What does anchoring inflation expectations mean for monetary policy?

Anchoring inflation expectations means keeping long-run expectations of future inflation closely aligned with the central bank’s target, typically 2%. When expectations are well-anchored, actual inflation tends to be more stable, making monetary policy more effective and reducing the risk of prolonged economic downturns.

How does the effective lower bound affect Federal Reserve monetary policy?

The effective lower bound (ELB) constrains the Federal Reserve’s ability to cut interest rates below near-zero levels. When the ELB binds during recessions, the Fed cannot provide sufficient stimulus through conventional rate cuts, potentially leading to deeper and longer economic downturns with persistent below-target inflation.

What is a makeup monetary policy strategy?

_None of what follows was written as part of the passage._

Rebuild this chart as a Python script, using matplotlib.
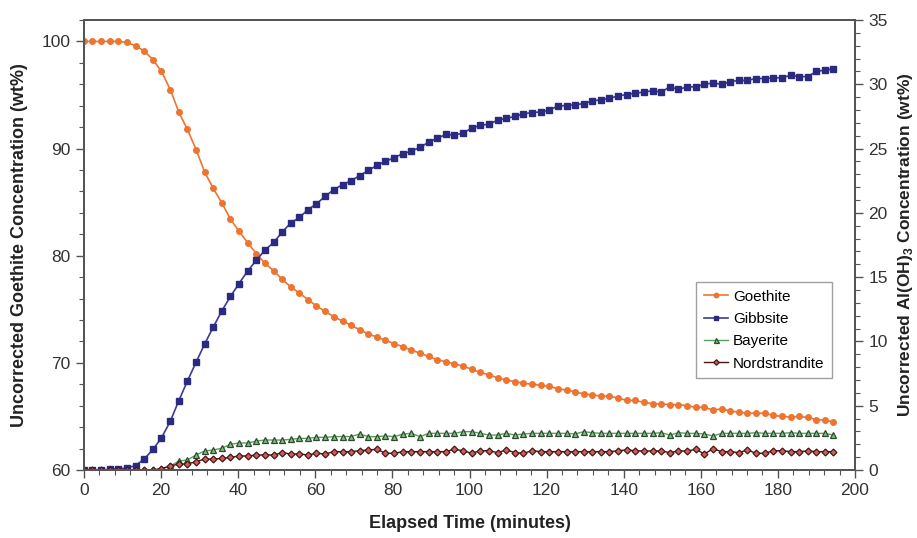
import matplotlib
matplotlib.use("Agg")
import matplotlib.pyplot as plt
from matplotlib.ticker import MultipleLocator

plt.rcParams['font.family'] = ['Liberation Sans', 'DejaVu Sans']
plt.rcParams['mathtext.fontset'] = 'custom'
plt.rcParams['mathtext.rm'] = 'Liberation Sans'
plt.rcParams['mathtext.bf'] = 'Liberation Sans:bold'

time_min = [0, 2.2, 4.5, 6.7, 8.9, 11.2, 13.4, 15.6, 17.9, 20.1,
            22.4, 24.6, 26.8, 29.1, 31.3, 33.5, 35.8, 38.0, 40.2, 42.5,
            44.7, 46.9, 49.2, 51.4, 53.6, 55.9, 58.1, 60.3, 62.6, 64.8,
            67.1, 69.3, 71.5, 73.8, 76.0, 78.2, 80.5, 82.7, 84.9, 87.2,
            89.4, 91.6, 93.9, 96.1, 98.3, 100.6, 102.8, 105.0, 107.3, 109.5,
            111.8, 114.0, 116.2, 118.5, 120.7, 122.9, 125.2, 127.4, 129.6, 131.9,
            134.1, 136.3, 138.6, 140.8, 143.0, 145.3, 147.5, 149.7, 152.0, 154.2,
            156.5, 158.7, 160.9, 163.2, 165.4, 167.6, 169.9, 172.1, 174.3, 176.6,
            178.8, 181.0, 183.3, 185.5, 187.7, 190.0, 192.2, 194.4]

goethite = [100, 100, 100, 100, 100, 99.9, 99.6, 99.1, 98.3, 97.2,
            95.5, 93.4, 91.8, 89.9, 87.8, 86.3, 84.9, 83.4, 82.3, 81.2,
            80.2, 79.3, 78.6, 77.8, 77.1, 76.5, 75.9, 75.3, 74.8, 74.3,
            73.9, 73.5, 73.1, 72.7, 72.4, 72.1, 71.8, 71.5, 71.2, 70.9,
            70.6, 70.3, 70.1, 69.9, 69.7, 69.4, 69.1, 68.9, 68.6, 68.4,
            68.25, 68.1, 68.0, 67.9, 67.8, 67.6, 67.45, 67.3, 67.1, 67.0,
            66.9, 66.9, 66.7, 66.5, 66.5, 66.3, 66.2, 66.15, 66.1, 66.1,
            66.0, 65.85, 65.85, 65.6, 65.7, 65.5, 65.4, 65.3, 65.3, 65.3,
            65.1, 65.0, 64.95, 65.0, 64.9, 64.7, 64.65, 64.5]

gibbsite = [0, 0, 0, 0.05, 0.1, 0.15, 0.35, 0.85, 1.6, 2.5,
            3.8, 5.4, 6.9, 8.4, 9.8, 11.1, 12.4, 13.5, 14.5, 15.5,
            16.3, 17.1, 17.7, 18.5, 19.2, 19.65, 20.25, 20.7, 21.3, 21.8,
            22.2, 22.5, 22.9, 23.3, 23.7, 24.0, 24.3, 24.6, 24.8, 25.1,
            25.5, 25.8, 26.1, 26.05, 26.2, 26.6, 26.8, 26.9, 27.2, 27.35,
            27.5, 27.7, 27.8, 27.85, 28.0, 28.3, 28.35, 28.4, 28.5, 28.7,
            28.8, 28.9, 29.1, 29.2, 29.3, 29.4, 29.5, 29.4, 29.8, 29.6,
            29.8, 29.8, 30.0, 30.1, 30.0, 30.2, 30.3, 30.3, 30.45, 30.45,
            30.5, 30.5, 30.7, 30.6, 30.6, 31.0, 31.1, 31.2]

bayerite = [0, 0, 0, 0, 0, 0, 0, 0, 0, 0.1,
            0.3, 0.7, 0.78, 1.17, 1.48, 1.55, 1.7, 2.0, 2.1, 2.1,
            2.25, 2.33, 2.33, 2.33, 2.38, 2.46, 2.46, 2.54, 2.54, 2.6,
            2.6, 2.6, 2.8, 2.59, 2.59, 2.65, 2.59, 2.8, 2.85, 2.59,
            2.85, 2.85, 2.85, 2.85, 2.98, 2.98, 2.85, 2.72, 2.72, 2.85,
            2.72, 2.8, 2.85, 2.85, 2.85, 2.85, 2.85, 2.8, 2.98, 2.9,
            2.85, 2.85, 2.85, 2.85, 2.85, 2.85, 2.85, 2.9, 2.72, 2.9,
            2.85, 2.85, 2.8, 2.65, 2.85, 2.85, 2.85, 2.85, 2.9, 2.85,
            2.85, 2.85, 2.9, 2.85, 2.85, 2.85, 2.85, 2.72]

nordstrandite = [0, 0, 0, 0, 0, 0, 0, 0, 0, 0.1,
                 0.31, 0.47, 0.47, 0.65, 0.85, 0.85, 0.9, 0.98, 1.09, 1.09,
                 1.17, 1.17, 1.17, 1.35, 1.25, 1.25, 1.17, 1.3, 1.25, 1.43,
                 1.43, 1.43, 1.5, 1.56, 1.61, 1.3, 1.3, 1.43, 1.43, 1.43,
                 1.43, 1.43, 1.43, 1.61, 1.5, 1.3, 1.5, 1.5, 1.35, 1.56,
                 1.35, 1.3, 1.5, 1.43, 1.43, 1.43, 1.43, 1.43, 1.43, 1.43,
                 1.43, 1.43, 1.5, 1.56, 1.5, 1.48, 1.48, 1.48, 1.35, 1.48,
                 1.48, 1.61, 1.25, 1.65, 1.43, 1.43, 1.35, 1.56, 1.3, 1.3,
                 1.5, 1.5, 1.43, 1.43, 1.48, 1.43, 1.43, 1.43]

fig = plt.figure(figsize=(9.17, 5.38), dpi=100)
ax1 = fig.add_axes([84/917, 1-470/538, (855-84)/917, (470-20)/538])
ax2 = ax1.twinx()

spine_c = '#555555'
tick_c = '#333333'

l1, = ax1.plot(time_min, goethite, color='#EE7430', lw=1.2, marker='o', ms=4,
               mfc='#EE7430', mec='#EE7430', label='Goethite')
l2, = ax2.plot(time_min, gibbsite, color='#3A3A9A', lw=1.2, marker='s', ms=4,
               mfc='#2A2A80', mec='#2A2A80', label='Gibbsite')
l3, = ax2.plot(time_min, bayerite, color='#5AA05A', lw=1.0, marker='^', ms=4.5,
               mfc='#7CC07C', mec='#2E4A2E', mew=0.9, label='Bayerite')
l4, = ax2.plot(time_min, nordstrandite, color='#4A1515', lw=1.0, marker='D', ms=3.5,
               mfc='#C86060', mec='#4A1515', mew=0.9, label='Nordstrandite')

ax1.set_xlim(0, 200)
ax1.set_ylim(60, 102)
ax2.set_ylim(0, 35)

ax1.xaxis.set_major_locator(MultipleLocator(20))
ax1.xaxis.set_minor_locator(MultipleLocator(4))
ax1.yaxis.set_major_locator(MultipleLocator(10))
ax1.yaxis.set_minor_locator(MultipleLocator(2))
ax2.yaxis.set_major_locator(MultipleLocator(5))
ax2.yaxis.set_minor_locator(MultipleLocator(1))

for ax in (ax1, ax2):
    for s in ax.spines.values():
        s.set_color(spine_c)
        s.set_linewidth(1.4)
    ax.tick_params(which='major', direction='out', length=6, width=1.0, color=spine_c,
                   labelsize=12.5, labelcolor=tick_c)
    ax.tick_params(which='minor', direction='out', length=3.5, width=0.8, color=spine_c)

ax1.set_xlabel('Elapsed Time (minutes)', fontsize=13, fontweight='bold', color='#222222', labelpad=12)
ax1.set_ylabel('Uncorrected Goethite Concentration (wt%)', fontsize=13, fontweight='bold',
               color='#222222', labelpad=10)
ax2.set_ylabel(r'Uncorrected Al(OH)$_\mathbf{3}$ Concentration (wt%)', fontsize=12.5,
               fontweight='bold', color='#222222', rotation=90, labelpad=6)

leg = ax2.legend(handles=[l1, l2, l3, l4], loc='upper right', bbox_to_anchor=(0.98, 0.435),
                 fontsize=11, frameon=True, fancybox=False, handlelength=1.6,
                 handletextpad=0.3, borderpad=0.5, labelspacing=0.55, markerscale=0.8)
leg.get_frame().set_edgecolor('#888888')
leg.get_frame().set_linewidth(1.0)

fig.savefig('out.png', dpi=100)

A makeup strategy is a monetary policy approach where the central bank commits to compensating for past inflation shortfalls by allowing inflation to run above target for a period. Average-inflation targeting is one example. These strategies aim to keep long-run inflation expectations stable even when the ELB constrains conventional policy.

Why do long-run inflation expectations matter for economic stability?

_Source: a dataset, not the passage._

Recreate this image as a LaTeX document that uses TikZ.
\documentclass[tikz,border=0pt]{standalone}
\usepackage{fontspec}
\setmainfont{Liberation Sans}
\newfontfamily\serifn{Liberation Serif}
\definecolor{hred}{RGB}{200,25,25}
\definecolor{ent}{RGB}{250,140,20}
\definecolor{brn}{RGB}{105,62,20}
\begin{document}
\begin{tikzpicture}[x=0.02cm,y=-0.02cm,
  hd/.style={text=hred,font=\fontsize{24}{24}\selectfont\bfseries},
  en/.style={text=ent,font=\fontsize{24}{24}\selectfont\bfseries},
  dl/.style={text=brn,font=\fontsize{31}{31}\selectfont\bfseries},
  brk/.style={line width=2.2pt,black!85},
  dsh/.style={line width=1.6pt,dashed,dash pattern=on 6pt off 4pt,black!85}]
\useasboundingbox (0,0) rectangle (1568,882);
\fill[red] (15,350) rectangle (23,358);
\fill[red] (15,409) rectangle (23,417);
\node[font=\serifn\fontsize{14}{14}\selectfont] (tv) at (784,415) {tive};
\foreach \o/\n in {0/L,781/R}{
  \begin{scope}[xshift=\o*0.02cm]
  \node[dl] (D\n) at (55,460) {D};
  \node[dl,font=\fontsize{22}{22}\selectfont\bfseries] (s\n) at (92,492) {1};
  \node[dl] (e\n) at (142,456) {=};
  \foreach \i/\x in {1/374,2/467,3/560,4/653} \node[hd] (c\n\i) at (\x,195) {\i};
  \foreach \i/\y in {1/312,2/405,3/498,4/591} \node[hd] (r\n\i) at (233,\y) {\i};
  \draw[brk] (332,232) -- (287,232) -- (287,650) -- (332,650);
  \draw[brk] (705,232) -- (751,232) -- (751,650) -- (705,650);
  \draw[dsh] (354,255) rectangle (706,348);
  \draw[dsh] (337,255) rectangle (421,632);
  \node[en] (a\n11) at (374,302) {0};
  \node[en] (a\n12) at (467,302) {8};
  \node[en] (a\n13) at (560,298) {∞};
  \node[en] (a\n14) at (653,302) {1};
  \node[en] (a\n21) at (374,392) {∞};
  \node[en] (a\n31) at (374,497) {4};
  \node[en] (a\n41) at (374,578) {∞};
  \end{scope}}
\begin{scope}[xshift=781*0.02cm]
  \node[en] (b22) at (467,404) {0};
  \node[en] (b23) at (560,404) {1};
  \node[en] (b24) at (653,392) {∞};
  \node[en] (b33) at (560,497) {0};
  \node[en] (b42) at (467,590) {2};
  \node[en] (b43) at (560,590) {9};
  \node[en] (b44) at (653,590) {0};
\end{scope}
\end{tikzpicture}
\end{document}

Long-run inflation expectations influence wage negotiations, pricing decisions, and financial market conditions. When expectations drift below target, it can create a deflationary spiral that reduces economic output and increases the frequency of hitting the effective lower bound, making recessions harder to fight.

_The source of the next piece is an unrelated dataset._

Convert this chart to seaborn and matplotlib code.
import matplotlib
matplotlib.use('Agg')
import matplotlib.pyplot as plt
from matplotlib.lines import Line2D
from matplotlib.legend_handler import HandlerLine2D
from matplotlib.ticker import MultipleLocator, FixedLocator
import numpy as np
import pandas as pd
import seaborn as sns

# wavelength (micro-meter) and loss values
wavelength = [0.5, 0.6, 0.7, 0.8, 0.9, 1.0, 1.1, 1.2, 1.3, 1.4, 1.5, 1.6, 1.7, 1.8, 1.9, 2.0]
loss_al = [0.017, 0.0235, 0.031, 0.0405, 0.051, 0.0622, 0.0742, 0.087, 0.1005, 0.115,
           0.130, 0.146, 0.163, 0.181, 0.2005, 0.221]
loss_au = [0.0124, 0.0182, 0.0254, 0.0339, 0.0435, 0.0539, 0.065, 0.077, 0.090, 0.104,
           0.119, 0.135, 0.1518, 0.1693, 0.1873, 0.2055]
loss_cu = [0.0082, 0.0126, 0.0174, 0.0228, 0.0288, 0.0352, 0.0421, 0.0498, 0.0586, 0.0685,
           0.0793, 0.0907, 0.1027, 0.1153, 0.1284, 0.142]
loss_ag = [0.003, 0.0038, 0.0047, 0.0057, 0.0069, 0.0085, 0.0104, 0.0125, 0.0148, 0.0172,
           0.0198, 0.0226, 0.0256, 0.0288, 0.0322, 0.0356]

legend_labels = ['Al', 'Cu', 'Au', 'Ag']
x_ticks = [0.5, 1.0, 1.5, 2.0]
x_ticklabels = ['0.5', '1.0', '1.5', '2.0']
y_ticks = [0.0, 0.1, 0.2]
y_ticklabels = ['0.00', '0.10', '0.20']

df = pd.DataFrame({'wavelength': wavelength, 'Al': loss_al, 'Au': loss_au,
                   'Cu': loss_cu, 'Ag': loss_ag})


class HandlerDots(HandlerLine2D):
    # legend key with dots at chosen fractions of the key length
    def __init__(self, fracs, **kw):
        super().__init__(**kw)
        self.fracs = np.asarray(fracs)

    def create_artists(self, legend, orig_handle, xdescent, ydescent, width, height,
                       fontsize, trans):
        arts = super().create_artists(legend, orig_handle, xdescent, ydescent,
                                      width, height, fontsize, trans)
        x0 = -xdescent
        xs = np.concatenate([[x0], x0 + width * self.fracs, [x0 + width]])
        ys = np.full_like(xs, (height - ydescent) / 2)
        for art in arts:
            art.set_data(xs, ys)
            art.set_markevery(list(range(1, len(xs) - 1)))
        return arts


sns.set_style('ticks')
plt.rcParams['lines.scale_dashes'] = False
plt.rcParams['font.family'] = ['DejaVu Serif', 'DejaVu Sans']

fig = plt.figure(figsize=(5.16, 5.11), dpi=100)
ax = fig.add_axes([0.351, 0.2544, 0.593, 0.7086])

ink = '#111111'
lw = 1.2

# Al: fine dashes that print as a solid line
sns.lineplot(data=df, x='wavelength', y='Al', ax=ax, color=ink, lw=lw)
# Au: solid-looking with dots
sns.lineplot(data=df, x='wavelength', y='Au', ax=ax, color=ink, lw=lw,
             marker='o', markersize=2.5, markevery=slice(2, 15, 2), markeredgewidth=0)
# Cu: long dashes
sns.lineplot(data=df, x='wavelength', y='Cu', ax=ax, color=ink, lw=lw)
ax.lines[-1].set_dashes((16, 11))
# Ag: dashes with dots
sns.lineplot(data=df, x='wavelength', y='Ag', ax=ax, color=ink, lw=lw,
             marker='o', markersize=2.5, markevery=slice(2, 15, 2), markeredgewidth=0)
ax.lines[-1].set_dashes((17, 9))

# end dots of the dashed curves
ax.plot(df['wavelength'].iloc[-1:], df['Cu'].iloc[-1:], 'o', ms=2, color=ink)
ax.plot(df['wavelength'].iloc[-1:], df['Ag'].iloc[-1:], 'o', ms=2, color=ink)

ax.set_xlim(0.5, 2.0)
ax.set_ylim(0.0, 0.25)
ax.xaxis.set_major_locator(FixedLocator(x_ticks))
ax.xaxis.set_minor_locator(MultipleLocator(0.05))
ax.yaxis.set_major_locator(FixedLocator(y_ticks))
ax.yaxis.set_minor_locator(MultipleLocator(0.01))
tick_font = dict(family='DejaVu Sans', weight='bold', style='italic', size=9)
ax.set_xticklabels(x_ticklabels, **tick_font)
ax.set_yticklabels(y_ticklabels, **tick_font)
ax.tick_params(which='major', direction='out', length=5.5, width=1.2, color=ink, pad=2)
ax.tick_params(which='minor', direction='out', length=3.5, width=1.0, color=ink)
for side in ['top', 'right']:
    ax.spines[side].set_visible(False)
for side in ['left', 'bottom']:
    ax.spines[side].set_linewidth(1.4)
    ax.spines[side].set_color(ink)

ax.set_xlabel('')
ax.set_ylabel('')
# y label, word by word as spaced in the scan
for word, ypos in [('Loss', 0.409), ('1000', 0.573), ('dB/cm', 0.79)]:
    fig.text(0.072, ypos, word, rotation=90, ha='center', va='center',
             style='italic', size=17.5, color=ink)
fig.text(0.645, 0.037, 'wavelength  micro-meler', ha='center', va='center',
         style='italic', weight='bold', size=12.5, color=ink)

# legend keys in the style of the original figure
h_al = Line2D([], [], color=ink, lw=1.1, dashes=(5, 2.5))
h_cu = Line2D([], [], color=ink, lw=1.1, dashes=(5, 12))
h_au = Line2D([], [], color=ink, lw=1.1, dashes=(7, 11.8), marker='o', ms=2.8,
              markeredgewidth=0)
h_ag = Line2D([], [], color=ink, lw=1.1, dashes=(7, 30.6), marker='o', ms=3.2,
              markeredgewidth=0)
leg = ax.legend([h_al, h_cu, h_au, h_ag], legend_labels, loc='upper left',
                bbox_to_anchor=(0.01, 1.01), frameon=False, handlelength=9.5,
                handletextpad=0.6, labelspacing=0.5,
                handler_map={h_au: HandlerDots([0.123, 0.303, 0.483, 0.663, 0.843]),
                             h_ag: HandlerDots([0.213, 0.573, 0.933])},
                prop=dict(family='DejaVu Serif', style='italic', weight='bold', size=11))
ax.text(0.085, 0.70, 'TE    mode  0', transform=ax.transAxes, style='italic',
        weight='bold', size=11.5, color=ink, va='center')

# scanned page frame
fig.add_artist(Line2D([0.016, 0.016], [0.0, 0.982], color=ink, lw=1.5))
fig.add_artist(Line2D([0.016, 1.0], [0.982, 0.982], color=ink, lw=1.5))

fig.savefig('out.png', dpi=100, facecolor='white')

How can central banks measure and monitor long-run inflation expectations?

Central banks use multiple measures including professional forecaster surveys, household inflation expectations surveys, market-based indicators like TIPS breakeven rates, and model-implied estimates. Each measure has strengths and limitations, so policymakers typically use a combination to assess the anchoring of expectations.

What role do structural economic forces play in shifting inflation expectations?

Slow-moving structural forces such as demographic changes, globalization trends, technological shifts, and changes in the equilibrium real interest rate can gradually push long-run inflation expectations away from target. Standard monetary policy rules may not adequately respond to these persistent forces, allowing expectations to drift over time.